• Direction
Transcribe the listing in full, excluding any pictures.
──────────
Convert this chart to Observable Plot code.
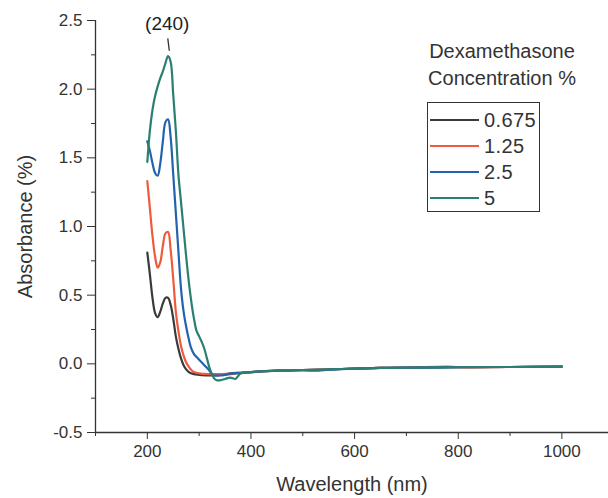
<!DOCTYPE html>
<html><head><meta charset="utf-8">
<script src="https://cdn.jsdelivr.net/npm/d3@7"></script>
<script src="https://cdn.jsdelivr.net/npm/@observablehq/plot@0.6"></script>
<style>
body{margin:0;background:#fff;font-family:"Liberation Sans",Arial,sans-serif;color:#333;}
#wrap{position:relative;width:608px;height:498px;overflow:hidden;}
#legend-title{position:absolute;left:402px;top:38px;width:200px;text-align:center;font-size:20px;line-height:27px;color:#333;}
#legend{position:absolute;left:427px;top:102px;width:111px;height:108px;border:1.5px solid #333;}
.item{position:absolute;left:2px;height:24px;display:flex;align-items:center;font-size:20px;letter-spacing:0.4px;color:#333;}
.item span.sw{display:inline-block;width:49px;height:2px;margin-right:5px;}
</style></head><body><div id="wrap"></div>
<script>
// Series names and colours
const seriesNames = ["0.675", "1.25", "2.5", "5"];
const seriesColors = ["#3a3a3a", "#ee5a3c", "#2262b0", "#2a8070"];

// 0.675 %
const wl_0675 = [200,205,210,215,220,225,230,235,240,245,250,255,260,265,270,275,280,290,300,320,340,360,400,450,500,550,600,650,700,800,900,1000];
const abs_0675 = [0.81,0.65,0.48,0.37,0.34,0.38,0.44,0.48,0.48,0.43,0.33,0.20,0.11,0.04,-0.01,-0.04,-0.06,-0.075,-0.08,-0.085,-0.08,-0.075,-0.06,-0.05,-0.045,-0.04,-0.035,-0.03,-0.028,-0.025,-0.023,-0.02];

// 1.25 %
const wl_125 = [200,205,210,215,220,225,230,235,240,245,250,255,260,265,270,275,280,285,290,300,320,340,360,400,450,500,550,600,650,700,780,800,900,1000];
const abs_125 = [1.33,1.13,0.93,0.78,0.70,0.74,0.86,0.95,0.96,0.83,0.62,0.38,0.24,0.13,0.06,0.01,-0.02,-0.045,-0.06,-0.07,-0.075,-0.075,-0.07,-0.06,-0.05,-0.045,-0.04,-0.035,-0.03,-0.028,-0.02,-0.025,-0.023,-0.02];

// 2.5 %
const wl_25 = [200,205,210,215,220,225,230,235,240,245,250,255,260,265,270,275,280,285,290,295,300,310,320,325,330,340,350,360,380,400,450,500,530,550,600,650,700,800,900,1000];
const abs_25 = [1.62,1.55,1.46,1.39,1.37,1.46,1.62,1.76,1.78,1.65,1.38,1.10,0.82,0.55,0.38,0.27,0.18,0.11,0.07,0.05,0.03,-0.01,-0.05,-0.075,-0.085,-0.085,-0.08,-0.07,-0.065,-0.06,-0.05,-0.048,-0.05,-0.042,-0.035,-0.03,-0.028,-0.025,-0.023,-0.02];

// 5 %
const wl_5 = [200,205,210,215,220,225,230,235,240,245,250,255,260,265,270,275,280,285,290,295,300,305,310,315,320,325,330,335,340,350,360,370,375,380,400,450,500,550,600,650,700,800,900,1000];
const abs_5 = [1.47,1.70,1.85,1.95,2.02,2.08,2.13,2.19,2.24,2.20,1.96,1.70,1.38,1.18,0.98,0.78,0.60,0.45,0.33,0.24,0.20,0.16,0.11,0.04,-0.03,-0.08,-0.11,-0.12,-0.12,-0.11,-0.10,-0.11,-0.09,-0.07,-0.06,-0.05,-0.045,-0.04,-0.035,-0.03,-0.028,-0.025,-0.023,-0.02];

// Axis ticks
const xMajorTicks = [200, 400, 600, 800, 1000];
const xMinorTicks = [100, 300, 500, 700, 900];
const yMajorTicks = [-0.5, 0, 0.5, 1.0, 1.5, 2.0, 2.5];
const yMinorTicks = [-0.25, 0.25, 0.75, 1.25, 1.75, 2.25];

// Peak annotation
const peakLabel = ["(240)"];
const peakWl = 240;

const xLabel = "Wavelength (nm)";
const yLabel = "Absorbance (%)";
const legendTitle = ["Dexamethasone", "Concentration %"];

const wls = [wl_0675, wl_125, wl_25, wl_5];
const abss = [abs_0675, abs_125, abs_25, abs_5];
const rows = [];
seriesNames.forEach((s, i) => wls[i].forEach((w, j) => rows.push({series: s, wl: w, abs: abss[i][j]})));

const font = "'Liberation Sans', Arial, sans-serif";
const plot = Plot.plot({
  width: 608, height: 498,
  marginLeft: 95, marginRight: 0, marginTop: 20, marginBottom: 66,
  x: {domain: [100, 1090]},
  y: {domain: [-0.5, 2.5]},
  color: {domain: seriesNames, range: seriesColors},
  style: {fontFamily: font, color: "#333", background: "#fff", overflow: "visible"},
  marks: [
    Plot.axisY(yMajorTicks, {tickSize: 8, tickPadding: 5, fontSize: 17, tickFormat: d => d.toFixed(1), label: null, stroke: "#333"}),
    Plot.axisY(yMinorTicks, {tickSize: 4, tickFormat: () => "", label: null, stroke: "#333"}),
    Plot.axisY([], {tickSize: 0, fontSize: 20, label: yLabel, labelAnchor: "center", labelOffset: 78, labelArrow: "none"}),
    Plot.axisX(xMajorTicks, {tickSize: 7, tickPadding: 5, fontSize: 17, tickFormat: d => String(d), label: null, stroke: "#333"}),
    Plot.axisX(xMinorTicks, {tickSize: 4, tickFormat: () => "", label: null, stroke: "#333"}),
    Plot.axisX([], {tickSize: 0, fontSize: 20, label: xLabel, labelAnchor: "center", labelOffset: 58, labelArrow: "none"}),
    Plot.ruleX([100], {stroke: "#333", strokeWidth: 1.3}),
    Plot.ruleY([-0.5], {stroke: "#333", strokeWidth: 1.3}),
    Plot.line(rows, {x: "wl", y: "abs", z: "series", stroke: "series", strokeWidth: 2.2, curve: "catmull-rom"}),
    Plot.text(peakLabel, {x: peakWl - 1.5, y: 2.475, text: d => d, fontSize: 19, fill: "#222"}),
    Plot.link([peakWl], {x1: d => d - 0.5, y1: 2.37, x2: d => d + 2.5, y2: 2.28, stroke: "#333", strokeWidth: 1.3})
  ]
});
const wrap = document.getElementById("wrap");
wrap.appendChild(plot);

const lt = document.createElement("div");
lt.id = "legend-title";
lt.innerHTML = legendTitle.join("<br>");
wrap.appendChild(lt);
const lg = document.createElement("div");
lg.id = "legend";
seriesNames.forEach((s, i) => {
  const it = document.createElement("div");
  it.className = "item";
  it.style.top = (5 + i * 26) + "px";
  it.innerHTML = `<span class="sw" style="background:${seriesColors[i]}"></span>${s}`;
  lg.appendChild(it);
});
wrap.appendChild(lg);
</script></body></html>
──────────
• Solution to the problem
Convert this chart to Observable Plot code.
<!DOCTYPE html>
<html><head><meta charset="utf-8">
<script src="https://cdn.jsdelivr.net/npm/d3@7"></script>
<script src="https://cdn.jsdelivr.net/npm/@observablehq/plot@0.6"></script>
<style>
body{margin:0;background:#fff;font-family:"Liberation Sans",Arial,sans-serif;color:#333;}
#wrap{position:relative;width:608px;height:498px;overflow:hidden;}
#legend-title{position:absolute;left:402px;top:38px;width:200px;text-align:center;font-size:20px;line-height:27px;color:#333;}
#legend{position:absolute;left:427px;top:102px;width:111px;height:108px;border:1.5px solid #333;}
.item{position:absolute;left:2px;height:24px;display:flex;align-items:center;font-size:20px;letter-spacing:0.4px;color:#333;}
.item span.sw{display:inline-block;width:49px;height:2px;margin-right:5px;}
</style></head><body><div id="wrap"></div>
<script>
// Series names and colours
const seriesNames = ["0.675", "1.25", "2.5", "5"];
const seriesColors = ["#3a3a3a", "#ee5a3c", "#2262b0", "#2a8070"];

// 0.675 %
const wl_0675 = [200,205,210,215,220,225,230,235,240,245,250,255,260,265,270,275,280,290,300,320,340,360,400,450,500,550,600,650,700,800,900,1000];
const abs_0675 = [0.81,0.65,0.48,0.37,0.34,0.38,0.44,0.48,0.48,0.43,0.33,0.20,0.11,0.04,-0.01,-0.04,-0.06,-0.075,-0.08,-0.085,-0.08,-0.075,-0.06,-0.05,-0.045,-0.04,-0.035,-0.03,-0.028,-0.025,-0.023,-0.02];

// 1.25 %
const wl_125 = [200,205,210,215,220,225,230,235,240,245,250,255,260,265,270,275,280,285,290,300,320,340,360,400,450,500,550,600,650,700,780,800,900,1000];
const abs_125 = [1.33,1.13,0.93,0.78,0.70,0.74,0.86,0.95,0.96,0.83,0.62,0.38,0.24,0.13,0.06,0.01,-0.02,-0.045,-0.06,-0.07,-0.075,-0.075,-0.07,-0.06,-0.05,-0.045,-0.04,-0.035,-0.03,-0.028,-0.02,-0.025,-0.023,-0.02];

// 2.5 %
const wl_25 = [200,205,210,215,220,225,230,235,240,245,250,255,260,265,270,275,280,285,290,295,300,310,320,325,330,340,350,360,380,400,450,500,530,550,600,650,700,800,900,1000];
const abs_25 = [1.62,1.55,1.46,1.39,1.37,1.46,1.62,1.76,1.78,1.65,1.38,1.10,0.82,0.55,0.38,0.27,0.18,0.11,0.07,0.05,0.03,-0.01,-0.05,-0.075,-0.085,-0.085,-0.08,-0.07,-0.065,-0.06,-0.05,-0.048,-0.05,-0.042,-0.035,-0.03,-0.028,-0.025,-0.023,-0.02];

// 5 %
const wl_5 = [200,205,210,215,220,225,230,235,240,245,250,255,260,265,270,275,280,285,290,295,300,305,310,315,320,325,330,335,340,350,360,370,375,380,400,450,500,550,600,650,700,800,900,1000];
const abs_5 = [1.47,1.70,1.85,1.95,2.02,2.08,2.13,2.19,2.24,2.20,1.96,1.70,1.38,1.18,0.98,0.78,0.60,0.45,0.33,0.24,0.20,0.16,0.11,0.04,-0.03,-0.08,-0.11,-0.12,-0.12,-0.11,-0.10,-0.11,-0.09,-0.07,-0.06,-0.05,-0.045,-0.04,-0.035,-0.03,-0.028,-0.025,-0.023,-0.02];

// Axis ticks
const xMajorTicks = [200, 400, 600, 800, 1000];
const xMinorTicks = [100, 300, 500, 700, 900];
const yMajorTicks = [-0.5, 0, 0.5, 1.0, 1.5, 2.0, 2.5];
const yMinorTicks = [-0.25, 0.25, 0.75, 1.25, 1.75, 2.25];

// Peak annotation
const peakLabel = ["(240)"];
const peakWl = 240;

const xLabel = "Wavelength (nm)";
const yLabel = "Absorbance (%)";
const legendTitle = ["Dexamethasone", "Concentration %"];

const wls = [wl_0675, wl_125, wl_25, wl_5];
const abss = [abs_0675, abs_125, abs_25, abs_5];
const rows = [];
seriesNames.forEach((s, i) => wls[i].forEach((w, j) => rows.push({series: s, wl: w, abs: abss[i][j]})));

const font = "'Liberation Sans', Arial, sans-serif";
const plot = Plot.plot({
  width: 608, height: 498,
  marginLeft: 95, marginRight: 0, marginTop: 20, marginBottom: 66,
  x: {domain: [100, 1090]},
  y: {domain: [-0.5, 2.5]},
  color: {domain: seriesNames, range: seriesColors},
  style: {fontFamily: font, color: "#333", background: "#fff", overflow: "visible"},
  marks: [
    Plot.axisY(yMajorTicks, {tickSize: 8, tickPadding: 5, fontSize: 17, tickFormat: d => d.toFixed(1), label: null, stroke: "#333"}),
    Plot.axisY(yMinorTicks, {tickSize: 4, tickFormat: () => "", label: null, stroke: "#333"}),
    Plot.axisY([], {tickSize: 0, fontSize: 20, label: yLabel, labelAnchor: "center", labelOffset: 78, labelArrow: "none"}),
    Plot.axisX(xMajorTicks, {tickSize: 7, tickPadding: 5, fontSize: 17, tickFormat: d => String(d), label: null, stroke: "#333"}),
    Plot.axisX(xMinorTicks, {tickSize: 4, tickFormat: () => "", label: null, stroke: "#333"}),
    Plot.axisX([], {tickSize: 0, fontSize: 20, label: xLabel, labelAnchor: "center", labelOffset: 58, labelArrow: "none"}),
    Plot.ruleX([100], {stroke: "#333", strokeWidth: 1.3}),
    Plot.ruleY([-0.5], {stroke: "#333", strokeWidth: 1.3}),
    Plot.line(rows, {x: "wl", y: "abs", z: "series", stroke: "series", strokeWidth: 2.2, curve: "catmull-rom"}),
    Plot.text(peakLabel, {x: peakWl - 1.5, y: 2.475, text: d => d, fontSize: 19, fill: "#222"}),
    Plot.link([peakWl], {x1: d => d - 0.5, y1: 2.37, x2: d => d + 2.5, y2: 2.28, stroke: "#333", strokeWidth: 1.3})
  ]
});
const wrap = document.getElementById("wrap");
wrap.appendChild(plot);

const lt = document.createElement("div");
lt.id = "legend-title";
lt.innerHTML = legendTitle.join("<br>");
wrap.appendChild(lt);
const lg = document.createElement("div");
lg.id = "legend";
seriesNames.forEach((s, i) => {
  const it = document.createElement("div");
  it.className = "item";
  it.style.top = (5 + i * 26) + "px";
  it.innerHTML = `<span class="sw" style="background:${seriesColors[i]}"></span>${s}`;
  lg.appendChild(it);
});
wrap.appendChild(lg);
</script></body></html>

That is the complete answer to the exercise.